L’Europa è preoccupata per il cavallo di Salvini

Il manifesto Massimiliano Smeriglio 11.02.2021
La Lega di Salvini, un cavallo di Troia a Bruxelles
I nostri amici europei fanno fatica a capire le dinamiche del dibattito casalingo. Le ragioni del Capo dello Stato sono chiare e condivisibili. Tuttavia a livello Ue le cose stanno messe in un altro modo

C’è, nella crisi italiana, un aspetto che non sembra appassionare. Eppure ha a che fare con il cuore del problema: cosa deve diventare l’Europa nel post pandemia.

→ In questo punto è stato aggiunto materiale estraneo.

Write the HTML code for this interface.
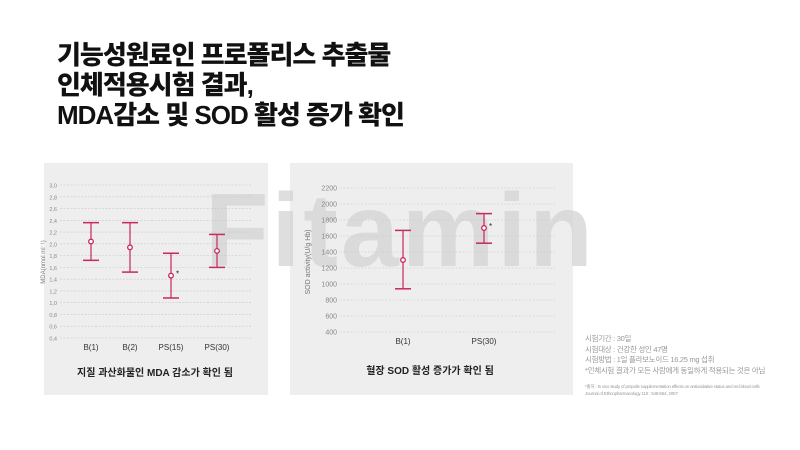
<!DOCTYPE html>
<html><head><meta charset="utf-8"><style>
body{margin:0;width:800px;height:450px;background:#fff;position:relative;overflow:hidden;font-family:"Liberation Sans","Noto Sans CJK KR",sans-serif}
.h{position:absolute;left:57px;font-weight:900;font-size:26px;color:#111;letter-spacing:-1px;line-height:30px}
.panel{position:absolute;background:#eeeeee}
.note{position:absolute;left:585px;color:#999;font-size:7.5px;line-height:10.5px;white-space:nowrap;letter-spacing:-0.3px}
</style></head><body>
<div class="h" style="top:40px">기능성원료인 프로폴리스 추출물<br>인체적용시험 결과,<br>MDA감소 및 SOD 활성 증가 확인</div>
<div class="panel" style="left:44px;top:163px;width:224px;height:232px"></div>
<div class="panel" style="left:290px;top:163px;width:283px;height:232px"></div>
<svg width="800" height="450" style="position:absolute;left:0;top:0">
<text x="205" y="266" font-size="104" font-weight="900" letter-spacing="3" fill="#d6d6d6" opacity="0.8" font-family="Liberation Sans">Fitamin</text>
<g id="g1"></g><g id="g2"></g>
<text x="155" y="376" font-size="10" font-weight="bold" text-anchor="middle" fill="#222">지질 과산화물인 MDA 감소가 확인 됨</text>
<text x="430" y="374" font-size="10" font-weight="bold" text-anchor="middle" fill="#222">혈장 SOD 활성 증가가 확인 됨</text>
<text transform="translate(45,262) rotate(-90)" font-size="6" text-anchor="middle" fill="#777">MDA(nmol ml⁻¹)</text>
<text transform="translate(310,262) rotate(-90)" font-size="7" text-anchor="middle" fill="#777">SOD activity(U/g Hb)</text>
</svg>
<div class="note" style="top:334px">시험기간 : 30일<br>시험대상 : 건강한 성인 47명<br>시험방법 : 1일 플라보노이드 16.25 mg 섭취<br>*인체시험 결과가 모든 사람에게 동일하게 적용되는 것은 아님</div>
<div class="note" style="top:383px;font-size:4.5px;line-height:7px;letter-spacing:-0.2px">*출처 : In vivo study of propolis supplementation effects on antioxidative status and red blood cells<br>Journal of Ethnopharmacology 110 : 548-554, 2007</div>
<script>
const cats1=["B(1)","B(2)","PS(15)","PS(30)"];
const mean1=[2.04,1.94,1.46,1.88];
const hi1=[2.36,2.36,1.84,2.16];
const lo1=[1.72,1.52,1.08,1.60];
const sig1=[false,false,true,false];
const ticks1=["3,0","2,8","2,6","2,4","2,2","2,0","1,8","1,6","1,4","1,2","1,0","0,8","0,6","0,4"];
const cats2=["B(1)","PS(30)"];
const mean2=[1300,1700];
const hi2=[1670,1880];
const lo2=[940,1510];
const sig2=[false,true];
const ticks2=[2200,2000,1800,1600,1400,1200,1000,800,600,400];
const NS="http://www.w3.org/2000/svg";
function mk(p,t,a){const e=document.createElementNS(NS,t);for(const k in a)e.setAttribute(k,a[k]);p.appendChild(e);return e;}
function draw(g,o){
 const y=v=>o.y0+(v-o.vmin)/(o.vmax-o.vmin)*(o.y1-o.y0);
 o.ticks.forEach(t=>{const v=parseFloat(String(t).replace(',','.'));
  const l=mk(g,'line',{x1:o.gx0,x2:o.gx1,y1:y(v),y2:y(v),stroke:'#c8c8c8','stroke-width':0.6,'stroke-dasharray':'2,1.5'});
  
  const tx=mk(g,'text',{x:o.gx0-3,y:y(v)+2.5,'font-size':o.fs,'text-anchor':'end',fill:'#888'});tx.textContent=t;
  });
 o.cats.forEach((c,i)=>{const x=o.xs[i];const col='#c8285a';
  const e=mk(g,'g',{});
  mk(e,'line',{x1:x,x2:x,y1:y(o.hi[i]),y2:y(o.lo[i]),stroke:col,'stroke-width':1.2});
  mk(e,'line',{x1:x-8,x2:x+8,y1:y(o.hi[i]),y2:y(o.hi[i]),stroke:col,'stroke-width':1.5});
  mk(e,'line',{x1:x-8,x2:x+8,y1:y(o.lo[i]),y2:y(o.lo[i]),stroke:col,'stroke-width':1.5});
  const p=mk(g,'circle',{cx:x,cy:y(o.mean[i]),r:2.3,fill:'#fff',stroke:col,'stroke-width':1.3});
  
  if(o.sig[i]){const s=mk(g,'text',{x:x+5,y:y(o.mean[i])+1,'font-size':8,fill:'#222'});s.textContent='*';
   }
  const t=mk(g,'text',{x:x,y:o.ly,'font-size':8,'text-anchor':'middle',fill:'#333'});t.textContent=c;
  });
}
draw(document.getElementById('g1'),{cats:cats1,mean:mean1,hi:hi1,lo:lo1,sig:sig1,ticks:ticks1,vmin:3.0,vmax:0.4,y0:185,y1:338,gx0:60,gx1:252,xs:[91,130,171,217],fs:5.5,ly:350});
draw(document.getElementById('g2'),{cats:cats2,mean:mean2,hi:hi2,lo:lo2,sig:sig2,ticks:ticks2,vmin:2200,vmax:400,y0:188,y1:332,gx0:340,gx1:555,xs:[403,484],fs:7,ly:344});
</script>
</body></html>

La capogruppo dei Socialisti e Democratici a Bruxelles, Iraxte Garcia, ha espresso pubblicamente le sue preoccupazioni per le aperture a Matteo Salvini e il suo possibile ingresso nell’area di governo.

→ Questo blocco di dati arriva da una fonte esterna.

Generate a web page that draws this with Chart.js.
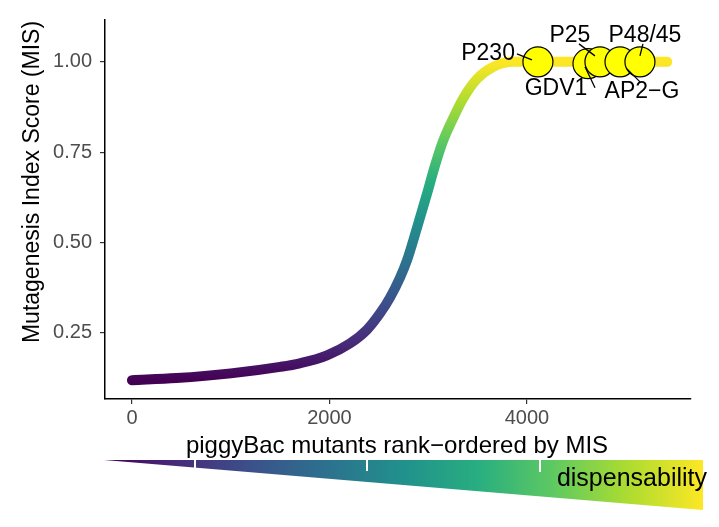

Ovviamente non è in discussione la credibilità continentale del presidente incaricato Mario Draghi, ma, va detto per onestà intellettuale, lo schema che l’ex presidente della Bce si accinge a varare farà la differenza.

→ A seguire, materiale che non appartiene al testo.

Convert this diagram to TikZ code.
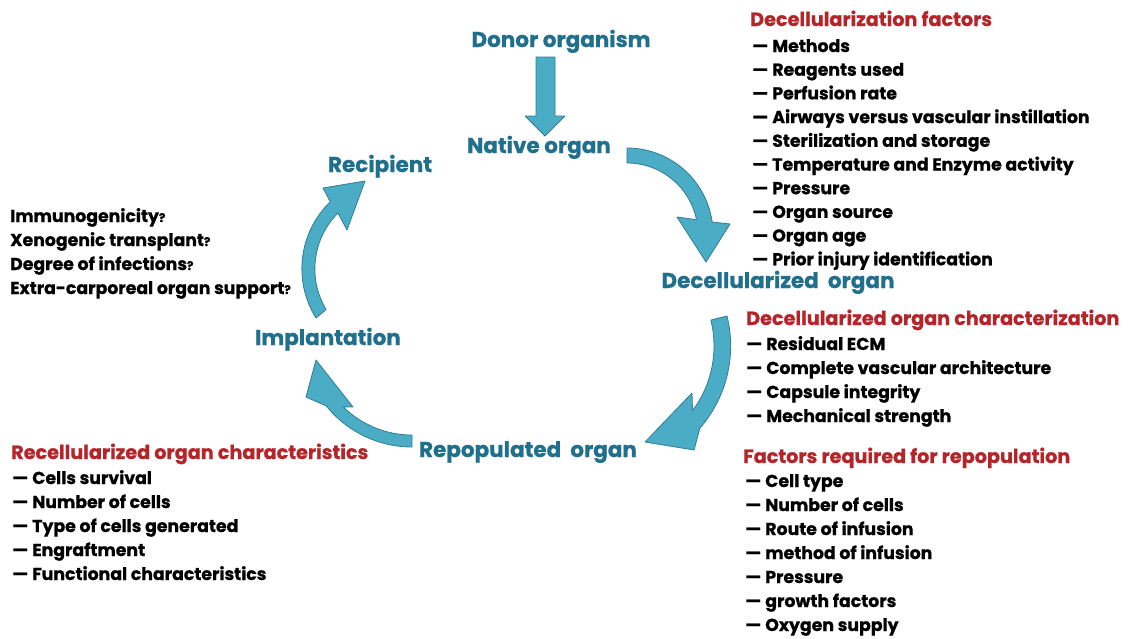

Il Covid è in tutto il mondo e in tutto il mondo si continua a votare. Dalla vittoria di Biden a quella sinistra in Ecuador. I piani nazionali del Recovery si stanno scrivendo in tutti i Paesi dell’Unione senza che questo abbia determinato meccanismi da unità nazionale.

In tutta Europa e in gran parte del mondo le ragioni delle forze progressiste non si sommano a quelle nazionaliste, razziste, omofobiche, maschiliste, capaci di negare l’emergenza climatica e quella Covid. Casomai si combattono perché espressioni di valori e visioni del mondo differenti, a volte opposte.

Difficile immaginare l’estrema destra alle prese con la transizione ecologica e il rilancio delle politiche pubbliche a partire dalla sanità, dopo il disastro lombardo.

Inoltre a Bruxelles esiste una vera e propria Conventio ad excludendum, un cordone sanitario che impedisce alle forze anti europee di assumere ruoli istituzionali rilevanti.

Le ragioni sono evidenti, a cominciare dal fatto che lo spazio democratico europeo va difeso. Nel 2019 hanno tentato l’assalto per far saltare l’Unione e hanno fallito. Tra gli assaltatori Salvini era in prima fila.

Può darsi che la conversione europeista di Salvini sia stata immediata e definitiva come quella di Paolo di Tarso disarcionato da cavallo. Può essere. Ma può essere anche il contrario.

E in Europa il caso di Fidesz, il partito di Orban fa scuola. Una pessima scuola. Un partito euroscettico anti immigrazione interno al gruppo del Partito popolare europeo sospeso nel marzo del 2019 fino a data da destinarsi e dal quale rischia l’espulsione. Un governo, quello ungherese, che viola lo Stato di diritto, la libertà di stampa e alimenta costantemente la propaganda razzista.

L’Italia è un Paese fondatore dell’Unione, un paese importante. Le preoccupazioni dunque sono legittime poiché il rischio del cavallo di Troia esiste.

È questo l’aspetto più delicato, in nessun caso le forze progressiste italiane dovrebbero favorire lo sdoganamento di Salvini. Sinceramente credo che il premier incaricato dovrebbe riflettere a fondo su questo passaggio.

La dimensione tattica di Salvini, probabilmente spinto dalle forze produttive del Nord, appare evidente. Nessuna conversione europeista dunque, solo voglia di mettere le mani sul malloppo del Recovery. Dobbiamo saperlo.

Penso sia giusto considerare l’impatto della eventuale unità nazionale sugli equilibri europei, a partire dalle prossime elezioni tedesche.

Un altro Orban non possiamo permettercelo. La credibilità in politica è quasi tutto.

Proviamo a prenderci sul serio. Nulla contro Draghi, ma Salvini al Governo sarebbe un pessimo esordio. La vittoria del trasformismo estremo, la conclamazione di una contesa politica fondata su interessi particolari. Dobbiamo solo convincerci che questa cosa davvero non si può fare.

Puntati i piedi, il coraggio di condurre fino in fondo questa battaglia verrà da sé.